_YOUR OBJECTIVE_
Repeat the lines below exactly as they appear, but leave out the images.

_DATASET SECTION_
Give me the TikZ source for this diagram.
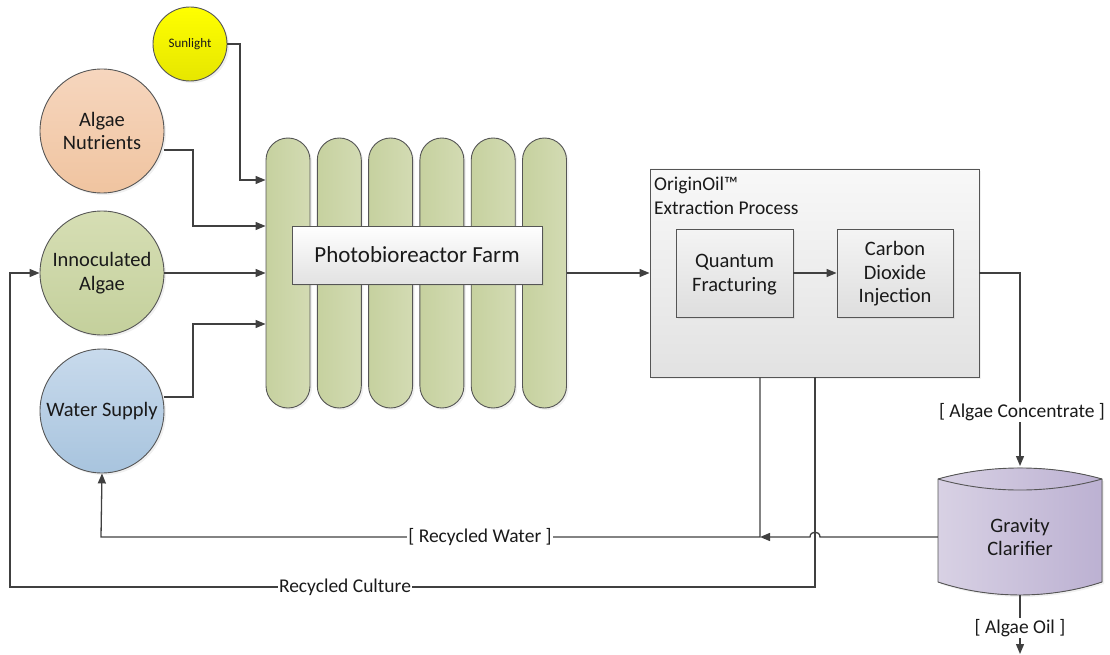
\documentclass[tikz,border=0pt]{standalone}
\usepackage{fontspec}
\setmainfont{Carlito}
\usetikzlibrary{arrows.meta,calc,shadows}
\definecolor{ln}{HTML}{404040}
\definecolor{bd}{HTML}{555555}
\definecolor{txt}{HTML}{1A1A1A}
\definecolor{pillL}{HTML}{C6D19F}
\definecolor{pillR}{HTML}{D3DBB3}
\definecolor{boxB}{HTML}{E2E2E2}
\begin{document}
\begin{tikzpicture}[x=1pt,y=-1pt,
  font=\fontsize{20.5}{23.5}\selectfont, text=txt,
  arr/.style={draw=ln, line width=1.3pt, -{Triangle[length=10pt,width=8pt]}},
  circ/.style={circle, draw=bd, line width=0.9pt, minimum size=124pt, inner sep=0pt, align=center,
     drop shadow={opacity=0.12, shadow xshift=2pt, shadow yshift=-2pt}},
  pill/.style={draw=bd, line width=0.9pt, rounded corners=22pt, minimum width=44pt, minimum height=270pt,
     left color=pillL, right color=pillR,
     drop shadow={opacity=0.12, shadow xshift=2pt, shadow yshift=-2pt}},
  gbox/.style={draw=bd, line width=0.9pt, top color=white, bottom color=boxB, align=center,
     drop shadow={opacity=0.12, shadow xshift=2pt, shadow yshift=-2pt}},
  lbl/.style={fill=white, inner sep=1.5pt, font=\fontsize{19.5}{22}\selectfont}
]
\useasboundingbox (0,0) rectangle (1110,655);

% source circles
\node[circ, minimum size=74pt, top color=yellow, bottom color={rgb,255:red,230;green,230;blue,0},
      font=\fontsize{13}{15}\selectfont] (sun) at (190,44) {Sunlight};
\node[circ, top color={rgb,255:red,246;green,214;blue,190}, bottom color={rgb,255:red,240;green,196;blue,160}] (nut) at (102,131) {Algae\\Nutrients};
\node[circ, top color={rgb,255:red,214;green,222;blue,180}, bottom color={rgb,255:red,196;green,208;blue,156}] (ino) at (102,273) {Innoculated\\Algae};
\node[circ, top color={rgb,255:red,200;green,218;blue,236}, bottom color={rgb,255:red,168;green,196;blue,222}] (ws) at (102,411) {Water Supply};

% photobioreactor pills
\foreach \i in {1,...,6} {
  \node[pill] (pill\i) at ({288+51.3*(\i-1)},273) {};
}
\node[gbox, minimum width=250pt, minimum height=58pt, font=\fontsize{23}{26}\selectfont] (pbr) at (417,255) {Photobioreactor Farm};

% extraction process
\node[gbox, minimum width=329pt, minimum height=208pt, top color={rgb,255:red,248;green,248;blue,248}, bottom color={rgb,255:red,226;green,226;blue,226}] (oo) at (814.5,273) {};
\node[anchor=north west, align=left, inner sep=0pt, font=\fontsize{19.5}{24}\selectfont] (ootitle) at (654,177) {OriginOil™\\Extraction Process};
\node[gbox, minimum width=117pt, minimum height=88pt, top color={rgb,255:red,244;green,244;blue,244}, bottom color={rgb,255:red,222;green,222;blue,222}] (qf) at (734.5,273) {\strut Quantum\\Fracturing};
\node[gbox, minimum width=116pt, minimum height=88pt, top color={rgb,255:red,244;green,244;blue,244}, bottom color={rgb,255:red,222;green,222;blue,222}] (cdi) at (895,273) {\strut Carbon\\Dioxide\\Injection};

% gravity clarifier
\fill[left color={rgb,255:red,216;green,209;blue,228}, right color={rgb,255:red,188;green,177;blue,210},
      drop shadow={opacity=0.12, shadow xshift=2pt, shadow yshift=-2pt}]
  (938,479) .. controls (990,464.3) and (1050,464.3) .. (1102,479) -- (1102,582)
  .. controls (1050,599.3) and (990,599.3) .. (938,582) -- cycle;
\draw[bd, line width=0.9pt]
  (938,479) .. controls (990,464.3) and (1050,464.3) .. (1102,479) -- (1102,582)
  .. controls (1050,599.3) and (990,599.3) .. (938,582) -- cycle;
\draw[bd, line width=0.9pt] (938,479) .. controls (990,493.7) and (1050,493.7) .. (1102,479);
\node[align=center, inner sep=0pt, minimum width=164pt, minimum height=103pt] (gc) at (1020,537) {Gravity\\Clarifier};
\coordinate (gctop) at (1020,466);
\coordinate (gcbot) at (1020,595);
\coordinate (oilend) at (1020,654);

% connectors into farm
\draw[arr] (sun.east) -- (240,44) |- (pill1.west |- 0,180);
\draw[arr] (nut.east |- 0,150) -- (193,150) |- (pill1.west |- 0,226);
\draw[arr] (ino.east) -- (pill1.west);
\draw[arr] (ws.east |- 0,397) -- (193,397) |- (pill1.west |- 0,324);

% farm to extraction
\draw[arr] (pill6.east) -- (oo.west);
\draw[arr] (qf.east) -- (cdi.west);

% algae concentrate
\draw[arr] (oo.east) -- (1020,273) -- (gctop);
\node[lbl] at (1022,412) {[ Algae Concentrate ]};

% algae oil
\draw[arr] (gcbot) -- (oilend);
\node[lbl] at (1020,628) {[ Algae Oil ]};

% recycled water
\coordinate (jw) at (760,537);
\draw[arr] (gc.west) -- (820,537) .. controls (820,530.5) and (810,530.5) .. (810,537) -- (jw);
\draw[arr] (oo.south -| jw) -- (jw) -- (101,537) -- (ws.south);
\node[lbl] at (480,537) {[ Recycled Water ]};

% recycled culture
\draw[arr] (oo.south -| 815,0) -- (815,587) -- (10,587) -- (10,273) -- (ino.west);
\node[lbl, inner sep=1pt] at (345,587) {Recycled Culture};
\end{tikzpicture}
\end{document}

_EXERCISE ANSWER_
Give me the TikZ source for this diagram.
\documentclass[tikz,border=0pt]{standalone}
\usepackage{fontspec}
\setmainfont{Carlito}
\usetikzlibrary{arrows.meta,calc,shadows}
\definecolor{ln}{HTML}{404040}
\definecolor{bd}{HTML}{555555}
\definecolor{txt}{HTML}{1A1A1A}
\definecolor{pillL}{HTML}{C6D19F}
\definecolor{pillR}{HTML}{D3DBB3}
\definecolor{boxB}{HTML}{E2E2E2}
\begin{document}
\begin{tikzpicture}[x=1pt,y=-1pt,
  font=\fontsize{20.5}{23.5}\selectfont, text=txt,
  arr/.style={draw=ln, line width=1.3pt, -{Triangle[length=10pt,width=8pt]}},
  circ/.style={circle, draw=bd, line width=0.9pt, minimum size=124pt, inner sep=0pt, align=center,
     drop shadow={opacity=0.12, shadow xshift=2pt, shadow yshift=-2pt}},
  pill/.style={draw=bd, line width=0.9pt, rounded corners=22pt, minimum width=44pt, minimum height=270pt,
     left color=pillL, right color=pillR,
     drop shadow={opacity=0.12, shadow xshift=2pt, shadow yshift=-2pt}},
  gbox/.style={draw=bd, line width=0.9pt, top color=white, bottom color=boxB, align=center,
     drop shadow={opacity=0.12, shadow xshift=2pt, shadow yshift=-2pt}},
  lbl/.style={fill=white, inner sep=1.5pt, font=\fontsize{19.5}{22}\selectfont}
]
\useasboundingbox (0,0) rectangle (1110,655);

% source circles
\node[circ, minimum size=74pt, top color=yellow, bottom color={rgb,255:red,230;green,230;blue,0},
      font=\fontsize{13}{15}\selectfont] (sun) at (190,44) {Sunlight};
\node[circ, top color={rgb,255:red,246;green,214;blue,190}, bottom color={rgb,255:red,240;green,196;blue,160}] (nut) at (102,131) {Algae\\Nutrients};
\node[circ, top color={rgb,255:red,214;green,222;blue,180}, bottom color={rgb,255:red,196;green,208;blue,156}] (ino) at (102,273) {Innoculated\\Algae};
\node[circ, top color={rgb,255:red,200;green,218;blue,236}, bottom color={rgb,255:red,168;green,196;blue,222}] (ws) at (102,411) {Water Supply};

% photobioreactor pills
\foreach \i in {1,...,6} {
  \node[pill] (pill\i) at ({288+51.3*(\i-1)},273) {};
}
\node[gbox, minimum width=250pt, minimum height=58pt, font=\fontsize{23}{26}\selectfont] (pbr) at (417,255) {Photobioreactor Farm};

% extraction process
\node[gbox, minimum width=329pt, minimum height=208pt, top color={rgb,255:red,248;green,248;blue,248}, bottom color={rgb,255:red,226;green,226;blue,226}] (oo) at (814.5,273) {};
\node[anchor=north west, align=left, inner sep=0pt, font=\fontsize{19.5}{24}\selectfont] (ootitle) at (654,177) {OriginOil™\\Extraction Process};
\node[gbox, minimum width=117pt, minimum height=88pt, top color={rgb,255:red,244;green,244;blue,244}, bottom color={rgb,255:red,222;green,222;blue,222}] (qf) at (734.5,273) {\strut Quantum\\Fracturing};
\node[gbox, minimum width=116pt, minimum height=88pt, top color={rgb,255:red,244;green,244;blue,244}, bottom color={rgb,255:red,222;green,222;blue,222}] (cdi) at (895,273) {\strut Carbon\\Dioxide\\Injection};

% gravity clarifier
\fill[left color={rgb,255:red,216;green,209;blue,228}, right color={rgb,255:red,188;green,177;blue,210},
      drop shadow={opacity=0.12, shadow xshift=2pt, shadow yshift=-2pt}]
  (938,479) .. controls (990,464.3) and (1050,464.3) .. (1102,479) -- (1102,582)
  .. controls (1050,599.3) and (990,599.3) .. (938,582) -- cycle;
\draw[bd, line width=0.9pt]
  (938,479) .. controls (990,464.3) and (1050,464.3) .. (1102,479) -- (1102,582)
  .. controls (1050,599.3) and (990,599.3) .. (938,582) -- cycle;
\draw[bd, line width=0.9pt] (938,479) .. controls (990,493.7) and (1050,493.7) .. (1102,479);
\node[align=center, inner sep=0pt, minimum width=164pt, minimum height=103pt] (gc) at (1020,537) {Gravity\\Clarifier};
\coordinate (gctop) at (1020,466);
\coordinate (gcbot) at (1020,595);
\coordinate (oilend) at (1020,654);

% connectors into farm
\draw[arr] (sun.east) -- (240,44) |- (pill1.west |- 0,180);
\draw[arr] (nut.east |- 0,150) -- (193,150) |- (pill1.west |- 0,226);
\draw[arr] (ino.east) -- (pill1.west);
\draw[arr] (ws.east |- 0,397) -- (193,397) |- (pill1.west |- 0,324);

% farm to extraction
\draw[arr] (pill6.east) -- (oo.west);
\draw[arr] (qf.east) -- (cdi.west);

% algae concentrate
\draw[arr] (oo.east) -- (1020,273) -- (gctop);
\node[lbl] at (1022,412) {[ Algae Concentrate ]};

% algae oil
\draw[arr] (gcbot) -- (oilend);
\node[lbl] at (1020,628) {[ Algae Oil ]};

% recycled water
\coordinate (jw) at (760,537);
\draw[arr] (gc.west) -- (820,537) .. controls (820,530.5) and (810,530.5) .. (810,537) -- (jw);
\draw[arr] (oo.south -| jw) -- (jw) -- (101,537) -- (ws.south);
\node[lbl] at (480,537) {[ Recycled Water ]};

% recycled culture
\draw[arr] (oo.south -| 815,0) -- (815,587) -- (10,587) -- (10,273) -- (ino.west);
\node[lbl, inner sep=1pt] at (345,587) {Recycled Culture};
\end{tikzpicture}
\end{document}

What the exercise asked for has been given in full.